Rothley High Lake, Wallington, Northumberland

This research works to provide a greater understanding of the origins and development of this landscape, in particular the role that Lancelot ‘Capability’ Brown may have played in its design and creation.

  • Project Dates: June 2015 – present
  • Project Leader: Dr Caron Newman and Professor Sam Turner
  • Sponsors: The National Trust

Rothley Lake is made up of two separate lakes (High Lake and Low Lake) on either side of a road, created to give the impression of a single serpentine body of water. It is part of the historic Wallington Estate in Northumberland, though at a distance of 4 miles, north east of Wallington Hall. Most but not all, the historic Wallington Estate is now in the ownership of the National Trust, including the High Lake at Rothley. The Rothley High and Low lakes are part of a designed landscape which had associations with Lancelot ‘Capability’ Brown. The origins and development of the Rothley High Lake designed landscape are imperfectly understood; thus its true significance is not accurately appreciated.

The purpose of the work being undertaken by the McCord Centre is to provide a greater understanding of the origins and development of the landscape, in particular the role that Lancelot ‘Capability’ Brown may have played in its design and creation. Brown’s involvement in Wallington is highly significant historically, because Brown was local to Wallington. He grew up nearby at Kirkhale and went to school in Cambo, on the Wallington Estate. It is likely that the Wallington Estate would have been influential in helping to form Brown’s ideas of landscape appreciation. It is known that Brown was the designer for Rothley Low Lake, and the High Lake is clearly in Brown’s serpentine style, but there is no definite link between Brown and the High Lake.

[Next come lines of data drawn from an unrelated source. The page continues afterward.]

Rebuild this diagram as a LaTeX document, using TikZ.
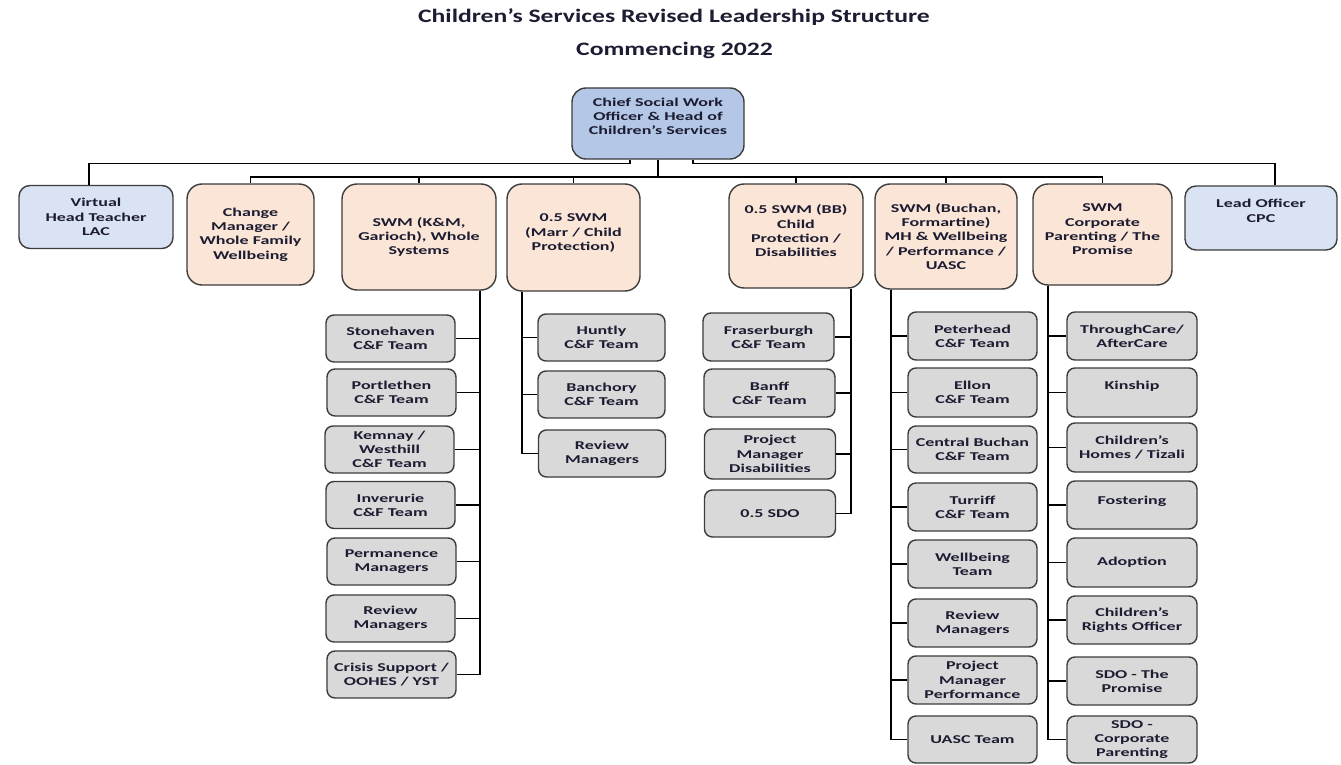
\documentclass[tikz,border=0pt]{standalone}
\usepackage{fontspec}
\setmainfont{Carlito}[FakeStretch=1.5]
\newfontfamily\titlefont{Carlito}[FakeStretch=1.35]
\definecolor{chiefc}{RGB}{180,199,231}
\definecolor{sidec}{RGB}{218,227,243}
\definecolor{mgrc}{RGB}{251,229,214}
\definecolor{teamc}{RGB}{217,217,217}
\definecolor{textc}{RGB}{28,28,50}
\definecolor{edgec}{RGB}{60,60,60}
\newcommand{\xgap}[1]{\\[#1]\mbox{}}
\tikzset{
  basebox/.style={draw=edgec, line width=1.4pt, inner sep=0pt, align=center, text=textc,
    font=\fontsize{12}{14.3}\selectfont\bfseries},
  chiefbox/.style={basebox, fill=chiefc, rounded corners=14pt},
  sidebox/.style={basebox, fill=sidec, rounded corners=11pt},
  mgrbox/.style={basebox, fill=mgrc, rounded corners=15pt},
  teambox/.style={basebox, fill=teamc, rounded corners=8pt},
  link/.style={draw=black, line width=1.3pt},
  sz/.style 2 args={minimum width=#1pt, minimum height=#2pt},
  titletext/.style={font=\titlefont\fontsize{19}{22}\selectfont\bfseries, text=textc, anchor=base, inner sep=0pt},
}
\begin{document}
\begin{tikzpicture}[x=1pt,y=-1pt]
\useasboundingbox[fill=white] (0,0) rectangle (1341,765);

\node[titletext] (title) at (674,23) {Children’s Services Revised Leadership Structure};
\node[titletext] (sub) at (674.5,56) {Commencing 2022};

% top level
\node[chiefbox, sz={172}{71}] (chief) at (658,123.5) {Chief Social Work\\Officer \& Head of\\Children's Services\xgap{0pt}};
\node[sidebox, sz={154}{63}] (vht) at (96,217) {Virtual\\Head Teacher\\LAC};
\node[sidebox, sz={152}{64}] (lead) at (1261,218) {Lead Officer\\CPC\xgap{0pt}};

% managers
\node[mgrbox, sz={127}{101}] (change) at (250.5,234.5) {Change\\Manager /\\Whole Family\\Wellbeing};
\node[mgrbox, sz={154}{106}] (km) at (419,237) {SWM (K\&M,\\Garioch), Whole\\Systems};
\node[mgrbox, sz={133}{107}] (marr) at (573.5,237.5) {0.5 SWM\\(Marr / Child\\Protection)\xgap{-4pt}};
\node[mgrbox, sz={134}{104}] (bb) at (796,236) {0.5 SWM (BB)\\Child\\Protection /\\Disabilities\xgap{-4pt}};
\node[mgrbox, sz={142}{105}] (buchan) at (946,236.5) {SWM (Buchan,\\Formartine)\\MH \& Wellbeing\\/ Performance /\\UASC};
\node[mgrbox, sz={139}{101}] (corp) at (1102.5,234.5) {SWM\\Corporate\\Parenting / The\\Promise\xgap{-4pt}};

% K&M teams
\node[teambox, sz={129}{47}] (stone) at (390.5,338.5) {Stonehaven\\C\&F Team};
\node[teambox, sz={129}{47}] (port) at (391.5,392.5) {Portlethen\\C\&F Team};
\node[teambox, sz={129}{47}] (kem) at (389.5,449.5) {Kemnay /\\Westhill\\C\&F Team};
\node[teambox, sz={129}{47}] (inv) at (390.5,505) {Inverurie\\C\&F Team};
\node[teambox, sz={129}{47}] (perm) at (391.5,561.5) {Permanence\\Managers};
\node[teambox, sz={129}{47}] (revk) at (390.5,618.5) {Review\\Managers};
\node[teambox, sz={129}{47}] (crisis) at (391.5,674.5) {Crisis Support /\\OOHES / YST};

% Marr teams
\node[teambox, sz={127}{47}] (huntly) at (601.5,337.5) {Huntly\\C\&F Team};
\node[teambox, sz={127}{47}] (banch) at (601.5,394.5) {Banchory\\C\&F Team};
\node[teambox, sz={127}{47}] (revm) at (602,453.5) {Review\\Managers};

% BB teams
\node[teambox, sz={131}{48}] (fras) at (768.5,337) {Fraserburgh\\C\&F Team};
\node[teambox, sz={131}{48}] (banff) at (769.5,393) {Banff\\C\&F Team};
\node[teambox, sz={131}{50}] (pmd) at (770,454) {Project\\Manager\\Disabilities};
\node[teambox, sz={131}{47}] (sdo) at (770,513.5) {0.5 SDO};

% Buchan teams
\node[teambox, sz={129}{48}] (peter) at (972.5,336) {Peterhead\\C\&F Team};
\node[teambox, sz={129}{49}] (ellon) at (972.5,392.5) {Ellon\\C\&F Team};
\node[teambox, sz={129}{47}] (cb) at (972.5,449.5) {Central Buchan\\C\&F Team};
\node[teambox, sz={129}{48}] (turr) at (972.5,507) {Turriff\\C\&F Team};
\node[teambox, sz={129}{48}] (wb) at (972.5,564) {Wellbeing\\Team};
\node[teambox, sz={129}{48}] (revb) at (972.5,623) {Review\\Managers};
\node[teambox, sz={129}{48}] (pmp) at (972.5,680) {Project\\Manager\\Performance};
\node[teambox, sz={129}{47}] (uasc) at (972.5,739.5) {UASC Team};

% Corporate teams
\node[teambox, sz={130}{48}] (tc) at (1132,336) {ThroughCare/\\AfterCare};
\node[teambox, sz={130}{49}] (kin) at (1132,392.5) {Kinship\xgap{0pt}};
\node[teambox, sz={130}{49}] (ch) at (1132,447.5) {Children's\\Homes / Tizali};
\node[teambox, sz={130}{48}] (fost) at (1132,505) {Fostering\xgap{-5pt}};
\node[teambox, sz={130}{49}] (adopt) at (1132,562.5) {Adoption};
\node[teambox, sz={130}{48}] (rights) at (1132,620) {Children's\\Rights Officer};
\node[teambox, sz={130}{48}] (sdop) at (1132,681) {SDO - The\\Promise};
\node[teambox, sz={130}{47}] (sdoc) at (1132,739.5) {SDO -\\Corporate\\Parenting};

% connectors: top
\coordinate (bus) at (658,177);
\draw[link] (chief.south) -- (bus);
\foreach \n in {change,km,marr,bb,buchan,corp} \draw[link] (bus) -| (\n.north);
\draw[link] ([xshift=-28pt]chief.south) -- ++(0,4) -| ([xshift=-7pt]vht.north);
\draw[link] ([xshift=35pt]chief.south) -- ++(0,4) -| ([xshift=14pt]lead.north);

% spines
\foreach \n in {stone,port,kem,inv,perm,revk,crisis} \draw[link] ([xshift=61pt]km.south) |- (\n.east);
\foreach \n in {huntly,banch,revm} \draw[link] ([xshift=-51.5pt]marr.south) |- (\n.west);
\foreach \n in {fras,banff,pmd,sdo} \draw[link] ([xshift=55pt]bb.south) |- (\n.east);
\foreach \n in {peter,ellon,cb,turr,wb,revb,pmp,uasc} \draw[link] ([xshift=-55pt]buchan.south) |- (\n.west);
\foreach \n in {tc,kin,ch,fost,adopt,rights,sdop,sdoc} \draw[link] ([xshift=-54.5pt]corp.south) |- (\n.west);
\end{tikzpicture}
\end{document}
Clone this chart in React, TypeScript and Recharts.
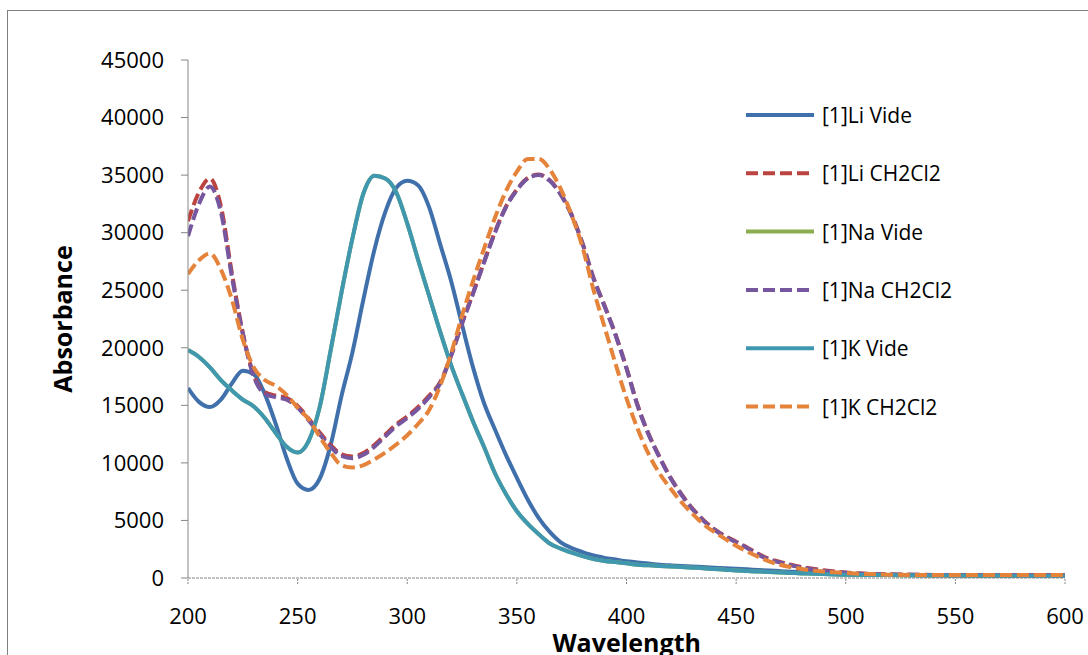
import React from 'react';
import { LineChart, Line, XAxis, YAxis, Legend, Label } from 'recharts';

const wavelengths = [
  200, 205, 210, 215, 220, 225, 230, 235, 240, 245, 250, 255, 260, 265, 270, 275, 280, 285, 290, 295,
  300, 305, 310, 315, 320, 325, 330, 335, 340, 345, 350, 355, 360, 365, 370, 375, 380, 385, 390, 395,
  400, 405, 410, 415, 420, 425, 430, 435, 440, 445, 450, 455, 460, 465, 470, 475, 480, 485, 490, 495,
  500, 510, 520, 530, 540, 550, 560, 570, 580, 590, 600,
];

const liVide = [
  16500, 15300, 14850, 15500, 16900, 18000, 17700, 16000, 13400, 10400, 8200, 7650, 8600, 11500, 15800, 19600, 24200, 28500, 31800, 33900,
  34500, 34100, 32200, 29000, 25800, 22000, 18300, 15200, 12900, 10700, 8700, 6800, 5200, 4000, 3100, 2600, 2250, 1950, 1750, 1600,
  1450, 1350, 1250, 1150, 1100, 1050, 1000, 950, 900, 850, 800, 750, 700, 650, 600, 550, 500, 450, 400, 350,
  320, 280, 260, 240, 220, 200, 180, 150, 130, 120, 110,
];

const liCH2Cl2 = [
  31000, 33500, 34700, 32300, 26500, 21300, 17600, 16150, 15850, 15650, 14950, 13850, 12650, 11550, 10750, 10550, 10850, 11550, 12450, 13350,
  14050, 14850, 15850, 17000, 19350, 22150, 24750, 27450, 30050, 32250, 33750, 34750, 35050, 34550, 33350, 31550, 29050, 26050, 23650, 21150,
  18250, 15050, 12550, 10550, 8750, 7300, 6050, 5050, 4250, 3650, 3150, 2650, 2100, 1650, 1400, 1150, 950, 800, 670, 570,
  480, 360, 320, 290, 270, 260, 250, 245, 240, 235, 235,
];

const kVide = [
  19800, 19200, 18300, 17200, 16300, 15500, 14900, 13900, 12600, 11400, 10900, 11900, 14800, 19700, 24800, 29500, 33400, 34950, 34700, 33500,
  30800, 27600, 24500, 21400, 18500, 16000, 13600, 11400, 9100, 7300, 5800, 4700, 3800, 3000, 2550, 2200, 1900, 1650, 1480, 1380,
  1280, 1150, 1100, 1050, 1000, 950, 900, 850, 780, 720, 650, 600, 560, 520, 480, 440, 400, 370, 340, 310,
  290, 270, 250, 230, 220, 210, 200, 190, 180, 170, 160,
];

// [1]Na Vide is hidden under [1]K Vide in the reference (same trace)
const naVide = kVide;

const naCH2Cl2 = [
  29700, 32500, 34000, 31800, 26200, 21200, 17500, 16000, 15700, 15500, 14800, 13700, 12500, 11400, 10600, 10400, 10700, 11400, 12300, 13200,
  13900, 14700, 15700, 16900, 19300, 22100, 24700, 27400, 30000, 32200, 33700, 34700, 35000, 34500, 33300, 31500, 29000, 26000, 23600, 21100,
  18200, 15000, 12500, 10500, 8700, 7250, 6000, 5000, 4200, 3600, 3100, 2600, 2050, 1600, 1350, 1100, 900, 750, 620, 520,
  450, 350, 300, 280, 260, 250, 240, 240, 230, 230, 230,
];

const kCH2Cl2 = [
  26400, 27600, 28200, 26800, 24200, 20700, 18300, 17200, 16700, 15900, 14800, 13800, 12300, 10900, 9800, 9600, 9800, 10300, 10900, 11600,
  12400, 13400, 14600, 16700, 19500, 22800, 25800, 28600, 31300, 33600, 35300, 36400, 36400, 35500, 33800, 31500, 28700, 25000, 21800, 18600,
  15600, 13000, 10800, 9100, 7800, 6600, 5600, 4700, 4000, 3400, 2800, 2300, 1850, 1450, 1150, 950, 780, 650, 560, 490,
  430, 340, 290, 270, 260, 250, 250, 250, 250, 250, 250,
];

const xTicks = [200, 250, 300, 350, 400, 450, 500, 550, 600];
const yTicks = [0, 5000, 10000, 15000, 20000, 25000, 30000, 35000, 40000, 45000];

const seriesNames = ['[1]Li Vide', '[1]Li CH2Cl2', '[1]Na Vide', '[1]Na CH2Cl2', '[1]K Vide', '[1]K CH2Cl2'];
const seriesKeys = ['liVide', 'liCH2Cl2', 'naVide', 'naCH2Cl2', 'kVide', 'kCH2Cl2'];
const seriesColors = ['#4070AB', '#BB4340', '#8AAE4F', '#76569E', '#3F98AF', '#E5833A'];
const seriesDashed = [false, true, false, true, false, true];

const data = wavelengths.map((w, i) => ({
  w,
  liVide: liVide[i],
  liCH2Cl2: liCH2Cl2[i],
  naVide: naVide[i],
  naCH2Cl2: naCH2Cl2[i],
  kVide: kVide[i],
  kCH2Cl2: kCH2Cl2[i],
}));

const FONT = '"Open Sans", "DejaVu Sans", sans-serif';
const AXIS_GRAY = '#868686';

const LegendContent = () => (
  <svg width={320} height={360} style={{ display: 'block', overflow: 'visible' }}>
    {seriesNames.map((name, i) => {
      const cy = 30 + i * 58.3;
      return (
        <g key={name}>
          <line
            x1={6}
            x2={74}
            y1={cy}
            y2={cy}
            stroke={seriesColors[i]}
            strokeWidth={4}
            strokeDasharray={seriesDashed[i] ? '12 5' : undefined}
          />
          <text x={82} y={cy} dominantBaseline="central" fontFamily={FONT} fontSize={21} fill="#000">
            {name}
          </text>
        </g>
      );
    })}
  </svg>
);

export default function App() {
  return (
    <div style={{ position: 'absolute', left: 0, top: 0, width: 1088, height: 655, overflow: 'hidden', background: '#fff' }}>
      <div
        style={{
          position: 'absolute',
          left: 7,
          top: 10,
          width: 1200,
          height: 800,
          border: '1px solid #7f7f7f',
        }}
      />
      <div style={{ position: 'absolute', left: 0, top: 0 }}>
        <LineChart width={1088} height={655} data={data} margin={{ top: 60, right: 23, left: 0, bottom: 47 }}>
          <XAxis
            dataKey="w"
            type="number"
            domain={[200, 600]}
            ticks={xTicks}
            height={30}
            tickSize={6}
            tickMargin={24}
            axisLine={{ stroke: AXIS_GRAY, strokeDasharray: '3 1' }}
            tickLine={{ stroke: AXIS_GRAY, strokeDasharray: '2 1' }}
            tick={{ fill: '#000', fontSize: 22, fontFamily: FONT }}
            allowDataOverflow
          >
            <Label
              content={() => (
                <text x={626.7} y={652} textAnchor="middle" fontFamily={FONT} fontSize={25} fontWeight="bold" fill="#000">
                  Wavelength
                </text>
              )}
            />
          </XAxis>
          <YAxis
            type="number"
            domain={[0, 45000]}
            ticks={yTicks}
            width={188}
            tickSize={7}
            tickMargin={17}
            axisLine={{ stroke: AXIS_GRAY }}
            tickLine={{ stroke: AXIS_GRAY }}
            tick={{ fill: '#000', fontSize: 22, fontFamily: FONT }}
            allowDataOverflow
          >
            <Label
              content={() => (
                <text
                  x={0}
                  y={0}
                  transform="translate(62,319) rotate(-90)"
                  textAnchor="middle"
                  dominantBaseline="central"
                  fontFamily={FONT}
                  fontSize={25}
                  fontWeight="bold"
                  fill="#000"
                >
                  Absorbance
                </text>
              )}
            />
          </YAxis>
          <Legend
            content={() => <LegendContent />}
            wrapperStyle={{ position: 'absolute', left: 740, top: 85, width: 0, height: 0, overflow: 'visible' }}
          />
          {seriesKeys.map((k, i) => (
            <Line
              key={k}
              dataKey={k}
              name={seriesNames[i]}
              type="monotone"
              stroke={seriesColors[i]}
              strokeWidth={4}
              strokeDasharray={seriesDashed[i] ? '12 5' : undefined}
              dot={false}
              activeDot={false}
              isAnimationActive={false}
            />
          ))}
        </LineChart>
      </div>
    </div>
  );
}
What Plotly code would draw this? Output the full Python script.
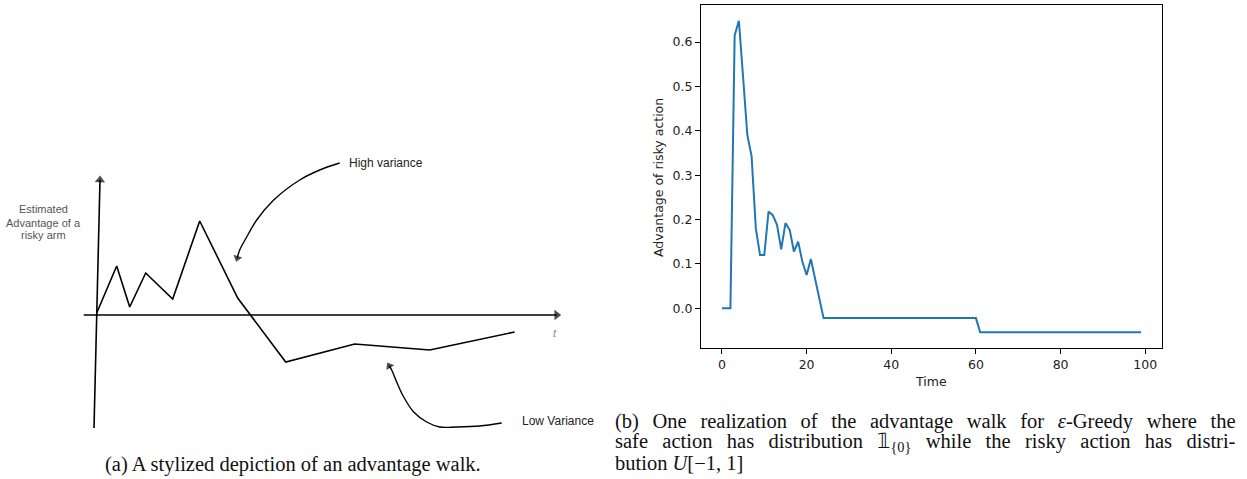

Staff from the McCord Centre undertook survey and limited excavation at Rothley High Lake in 2012 and 2013. This latest phase of fieldwork included further excavation and survey, in order to answer the following research questions:

  • How much of the 18th century designed landscape at Rothley High Lake survives as identifiable, and potentially restorable, features?
  • How many landscape features proposed by Lancelot Brown were implemented and, proportionately, how much of the designed landscape can be attributed to him or considered to be influenced by him?
  • How do Rothley Lakes relate to the wider Wallington Estate designed landscape, why were they originally constructed, what was their purpose, how did they develop and evolve?
  • How are Rothley Lakes linked to the wider, non-designed landscape, how was the Rothley Lakes designed landscape influenced by the pre-existing landscape and how did the lakes influence the development of the surrounding area?

The purpose of the work was to aid the National Trust’s decision making in the management of the Rothley High Lake area, in particular, appropriate conservation management appropriate to the historical character and significance of the designed landscape. The National Trust is concerned to make landscapes in their ownership available, stimulating and valued to a range of audiences, including the academic world. This is especially pertinent because of the 300th anniversary of the birth of Lancelot ‘Capability’ Brown’s birth in 2016.